begin
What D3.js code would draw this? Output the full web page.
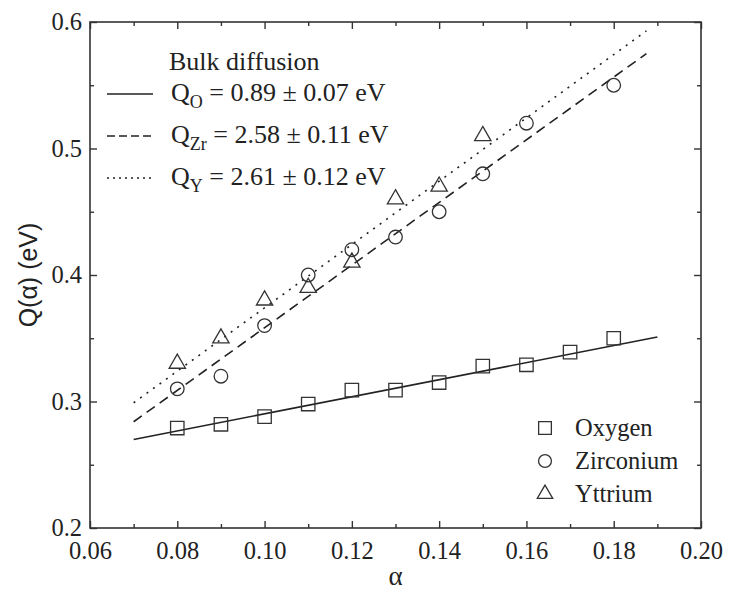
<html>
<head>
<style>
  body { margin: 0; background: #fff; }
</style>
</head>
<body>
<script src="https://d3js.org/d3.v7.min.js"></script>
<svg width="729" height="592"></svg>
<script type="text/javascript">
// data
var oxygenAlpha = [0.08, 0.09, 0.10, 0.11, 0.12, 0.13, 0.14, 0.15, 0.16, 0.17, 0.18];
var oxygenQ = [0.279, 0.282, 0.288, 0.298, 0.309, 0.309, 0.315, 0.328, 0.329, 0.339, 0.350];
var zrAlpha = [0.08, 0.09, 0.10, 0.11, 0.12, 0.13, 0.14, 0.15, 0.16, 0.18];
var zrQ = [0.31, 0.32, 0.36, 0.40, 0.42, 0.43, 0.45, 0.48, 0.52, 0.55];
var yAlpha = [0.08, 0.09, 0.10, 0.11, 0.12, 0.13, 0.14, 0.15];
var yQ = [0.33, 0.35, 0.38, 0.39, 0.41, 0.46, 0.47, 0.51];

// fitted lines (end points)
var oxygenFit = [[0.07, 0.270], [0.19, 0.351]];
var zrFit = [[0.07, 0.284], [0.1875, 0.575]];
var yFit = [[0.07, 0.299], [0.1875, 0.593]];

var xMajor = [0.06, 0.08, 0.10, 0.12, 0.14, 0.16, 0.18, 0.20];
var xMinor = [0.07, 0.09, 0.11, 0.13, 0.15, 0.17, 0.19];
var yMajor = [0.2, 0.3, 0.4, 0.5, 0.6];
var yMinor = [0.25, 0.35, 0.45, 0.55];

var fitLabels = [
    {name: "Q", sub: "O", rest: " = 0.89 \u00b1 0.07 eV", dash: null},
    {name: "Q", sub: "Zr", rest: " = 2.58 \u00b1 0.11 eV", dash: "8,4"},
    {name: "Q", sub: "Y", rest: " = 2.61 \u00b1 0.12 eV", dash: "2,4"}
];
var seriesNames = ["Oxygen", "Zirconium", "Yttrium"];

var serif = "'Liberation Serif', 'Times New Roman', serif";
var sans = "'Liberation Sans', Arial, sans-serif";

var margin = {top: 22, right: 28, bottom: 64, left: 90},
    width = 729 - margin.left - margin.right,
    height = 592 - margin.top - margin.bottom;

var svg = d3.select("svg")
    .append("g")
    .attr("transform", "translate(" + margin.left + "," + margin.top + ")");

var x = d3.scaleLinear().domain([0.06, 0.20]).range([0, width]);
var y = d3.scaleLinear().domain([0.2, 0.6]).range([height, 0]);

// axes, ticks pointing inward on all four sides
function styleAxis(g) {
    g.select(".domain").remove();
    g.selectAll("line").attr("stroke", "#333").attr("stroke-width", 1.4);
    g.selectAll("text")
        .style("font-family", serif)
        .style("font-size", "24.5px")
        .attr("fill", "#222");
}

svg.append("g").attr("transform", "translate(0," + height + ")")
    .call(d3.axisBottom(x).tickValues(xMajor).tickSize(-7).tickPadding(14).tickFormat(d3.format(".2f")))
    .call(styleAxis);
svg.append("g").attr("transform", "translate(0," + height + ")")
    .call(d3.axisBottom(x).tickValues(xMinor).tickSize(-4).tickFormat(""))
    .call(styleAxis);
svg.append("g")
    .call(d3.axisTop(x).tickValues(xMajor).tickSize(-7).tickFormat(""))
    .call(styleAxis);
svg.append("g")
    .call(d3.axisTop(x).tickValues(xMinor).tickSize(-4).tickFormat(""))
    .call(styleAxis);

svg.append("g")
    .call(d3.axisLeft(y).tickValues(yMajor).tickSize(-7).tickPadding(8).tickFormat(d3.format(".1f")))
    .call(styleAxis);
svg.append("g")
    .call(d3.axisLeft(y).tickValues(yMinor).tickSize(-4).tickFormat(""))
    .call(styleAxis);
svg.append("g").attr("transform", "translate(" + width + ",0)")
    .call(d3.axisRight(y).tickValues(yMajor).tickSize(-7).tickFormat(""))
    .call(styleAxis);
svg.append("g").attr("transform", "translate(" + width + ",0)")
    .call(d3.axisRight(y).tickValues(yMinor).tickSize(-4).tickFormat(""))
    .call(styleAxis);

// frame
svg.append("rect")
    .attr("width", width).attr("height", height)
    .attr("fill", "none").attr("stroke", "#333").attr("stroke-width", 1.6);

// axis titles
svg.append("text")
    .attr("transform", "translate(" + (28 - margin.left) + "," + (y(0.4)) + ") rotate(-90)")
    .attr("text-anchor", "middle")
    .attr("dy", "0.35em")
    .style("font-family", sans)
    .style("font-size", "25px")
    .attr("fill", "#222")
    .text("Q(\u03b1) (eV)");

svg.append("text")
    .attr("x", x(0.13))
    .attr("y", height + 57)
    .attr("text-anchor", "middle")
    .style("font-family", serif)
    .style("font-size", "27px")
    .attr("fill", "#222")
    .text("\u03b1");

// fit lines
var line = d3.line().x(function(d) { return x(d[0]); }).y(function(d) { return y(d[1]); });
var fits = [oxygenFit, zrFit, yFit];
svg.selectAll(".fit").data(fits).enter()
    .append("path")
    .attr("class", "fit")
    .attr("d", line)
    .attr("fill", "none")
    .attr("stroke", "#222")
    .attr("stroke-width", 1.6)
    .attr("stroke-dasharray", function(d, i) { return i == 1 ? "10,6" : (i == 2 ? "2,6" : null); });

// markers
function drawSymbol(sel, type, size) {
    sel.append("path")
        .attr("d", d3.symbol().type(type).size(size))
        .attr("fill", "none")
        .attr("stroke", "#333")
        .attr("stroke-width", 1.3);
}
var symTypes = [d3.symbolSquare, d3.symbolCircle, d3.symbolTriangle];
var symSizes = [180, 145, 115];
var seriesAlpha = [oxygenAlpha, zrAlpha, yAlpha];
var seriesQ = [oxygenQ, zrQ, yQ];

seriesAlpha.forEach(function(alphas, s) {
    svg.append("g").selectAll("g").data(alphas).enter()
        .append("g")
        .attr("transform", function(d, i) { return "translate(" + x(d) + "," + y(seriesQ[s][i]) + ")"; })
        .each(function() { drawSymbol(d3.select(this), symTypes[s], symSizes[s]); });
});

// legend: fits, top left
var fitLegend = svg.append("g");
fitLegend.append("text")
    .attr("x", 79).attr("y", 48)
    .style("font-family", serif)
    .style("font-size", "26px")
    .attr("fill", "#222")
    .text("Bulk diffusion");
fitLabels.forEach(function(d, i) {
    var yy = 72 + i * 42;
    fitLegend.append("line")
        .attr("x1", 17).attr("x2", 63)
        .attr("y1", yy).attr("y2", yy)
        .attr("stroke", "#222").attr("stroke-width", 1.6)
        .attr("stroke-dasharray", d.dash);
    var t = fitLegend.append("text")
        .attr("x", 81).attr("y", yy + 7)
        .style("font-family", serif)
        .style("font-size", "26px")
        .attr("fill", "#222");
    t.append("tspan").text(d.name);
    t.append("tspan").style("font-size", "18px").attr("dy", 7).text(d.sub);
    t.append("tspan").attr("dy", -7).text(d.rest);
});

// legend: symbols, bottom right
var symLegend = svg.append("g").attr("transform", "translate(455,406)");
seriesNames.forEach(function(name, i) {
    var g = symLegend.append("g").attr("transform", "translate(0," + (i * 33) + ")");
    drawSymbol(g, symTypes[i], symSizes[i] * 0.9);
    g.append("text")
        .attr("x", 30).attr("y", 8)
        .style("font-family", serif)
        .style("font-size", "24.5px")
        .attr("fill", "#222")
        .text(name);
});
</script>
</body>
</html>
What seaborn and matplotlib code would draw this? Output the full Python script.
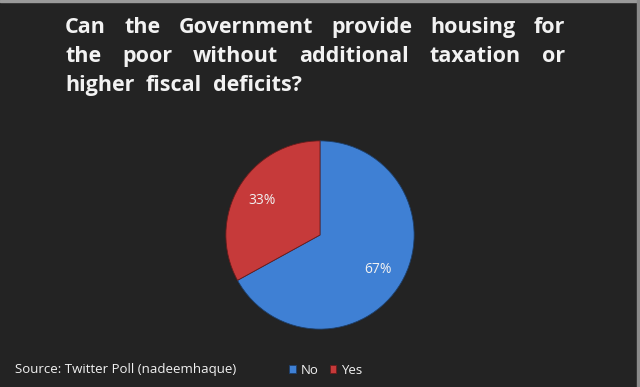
end
__Given task__
Would you reproduce the lines above, from the very first through the line containing "var yQ = [0.33, 0.35, 0.38, 0.39, 0.41, 0.46, 0.47, 0.51];", exactly and without the pictures?

__The result__
What D3.js code would draw this? Output the full web page.
<html>
<head>
<style>
  body { margin: 0; background: #fff; }
</style>
</head>
<body>
<script src="https://d3js.org/d3.v7.min.js"></script>
<svg width="729" height="592"></svg>
<script type="text/javascript">
// data
var oxygenAlpha = [0.08, 0.09, 0.10, 0.11, 0.12, 0.13, 0.14, 0.15, 0.16, 0.17, 0.18];
var oxygenQ = [0.279, 0.282, 0.288, 0.298, 0.309, 0.309, 0.315, 0.328, 0.329, 0.339, 0.350];
var zrAlpha = [0.08, 0.09, 0.10, 0.11, 0.12, 0.13, 0.14, 0.15, 0.16, 0.18];
var zrQ = [0.31, 0.32, 0.36, 0.40, 0.42, 0.43, 0.45, 0.48, 0.52, 0.55];
var yAlpha = [0.08, 0.09, 0.10, 0.11, 0.12, 0.13, 0.14, 0.15];
var yQ = [0.33, 0.35, 0.38, 0.39, 0.41, 0.46, 0.47, 0.51];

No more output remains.